__WHAT IS BEING ASKED__.
Show all lines holding the string "chart".

__COLLECTED DATA__.
»»
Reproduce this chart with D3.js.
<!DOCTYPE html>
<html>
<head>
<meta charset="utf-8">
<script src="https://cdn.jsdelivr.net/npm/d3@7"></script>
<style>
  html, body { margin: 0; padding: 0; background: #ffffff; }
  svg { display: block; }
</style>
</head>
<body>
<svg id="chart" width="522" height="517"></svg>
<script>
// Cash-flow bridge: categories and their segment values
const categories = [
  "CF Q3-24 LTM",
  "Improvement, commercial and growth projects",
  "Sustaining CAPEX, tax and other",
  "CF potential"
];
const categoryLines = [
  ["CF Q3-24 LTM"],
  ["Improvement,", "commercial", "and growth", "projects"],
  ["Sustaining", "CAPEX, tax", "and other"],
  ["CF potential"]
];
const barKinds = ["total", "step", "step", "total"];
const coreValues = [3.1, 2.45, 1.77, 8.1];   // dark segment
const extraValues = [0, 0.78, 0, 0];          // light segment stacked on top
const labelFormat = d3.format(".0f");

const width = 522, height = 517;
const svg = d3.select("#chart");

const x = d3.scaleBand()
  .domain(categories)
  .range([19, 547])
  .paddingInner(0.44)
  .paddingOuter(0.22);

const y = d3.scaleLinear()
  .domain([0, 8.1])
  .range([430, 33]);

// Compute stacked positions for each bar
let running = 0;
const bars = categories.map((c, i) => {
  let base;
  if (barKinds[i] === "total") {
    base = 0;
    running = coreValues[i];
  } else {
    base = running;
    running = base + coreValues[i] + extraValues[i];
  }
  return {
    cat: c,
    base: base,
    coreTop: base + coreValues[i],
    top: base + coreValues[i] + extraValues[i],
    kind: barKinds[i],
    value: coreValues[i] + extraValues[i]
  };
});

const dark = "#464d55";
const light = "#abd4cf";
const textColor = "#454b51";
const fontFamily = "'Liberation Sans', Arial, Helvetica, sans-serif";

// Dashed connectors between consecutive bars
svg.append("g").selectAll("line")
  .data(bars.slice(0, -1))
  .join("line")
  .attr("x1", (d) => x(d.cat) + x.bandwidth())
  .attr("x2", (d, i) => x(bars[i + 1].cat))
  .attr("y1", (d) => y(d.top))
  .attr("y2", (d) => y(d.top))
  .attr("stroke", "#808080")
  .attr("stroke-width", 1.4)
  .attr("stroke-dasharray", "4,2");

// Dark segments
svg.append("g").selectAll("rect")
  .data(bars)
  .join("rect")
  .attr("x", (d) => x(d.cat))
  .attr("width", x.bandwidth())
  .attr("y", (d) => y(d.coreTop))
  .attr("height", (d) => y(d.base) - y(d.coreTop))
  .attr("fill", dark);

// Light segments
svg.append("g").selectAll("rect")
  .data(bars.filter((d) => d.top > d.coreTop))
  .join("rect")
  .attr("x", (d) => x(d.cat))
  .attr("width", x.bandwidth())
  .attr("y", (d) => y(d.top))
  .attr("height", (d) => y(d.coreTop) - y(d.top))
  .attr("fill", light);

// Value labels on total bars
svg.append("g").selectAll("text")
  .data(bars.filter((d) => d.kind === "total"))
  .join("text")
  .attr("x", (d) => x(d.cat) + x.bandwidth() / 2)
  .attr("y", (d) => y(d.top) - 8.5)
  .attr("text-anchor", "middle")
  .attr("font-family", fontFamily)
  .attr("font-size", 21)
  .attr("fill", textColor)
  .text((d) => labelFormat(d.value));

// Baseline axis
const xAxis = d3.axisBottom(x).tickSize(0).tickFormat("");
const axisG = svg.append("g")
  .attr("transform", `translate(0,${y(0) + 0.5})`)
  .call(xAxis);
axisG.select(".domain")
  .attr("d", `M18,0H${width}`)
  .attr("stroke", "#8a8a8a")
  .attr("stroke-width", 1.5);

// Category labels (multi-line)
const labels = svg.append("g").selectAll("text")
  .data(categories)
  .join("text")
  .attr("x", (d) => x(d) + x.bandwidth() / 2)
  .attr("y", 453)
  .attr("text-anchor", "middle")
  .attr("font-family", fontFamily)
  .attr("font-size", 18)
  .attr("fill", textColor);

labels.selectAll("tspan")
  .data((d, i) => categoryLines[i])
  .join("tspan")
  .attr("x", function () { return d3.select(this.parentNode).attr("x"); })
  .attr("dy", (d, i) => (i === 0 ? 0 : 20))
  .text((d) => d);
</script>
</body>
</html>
««
__RIGHT ANSWER__.
Reproduce this chart with D3.js.
<svg id="chart" width="522" height="517"></svg>
const svg = d3.select("#chart");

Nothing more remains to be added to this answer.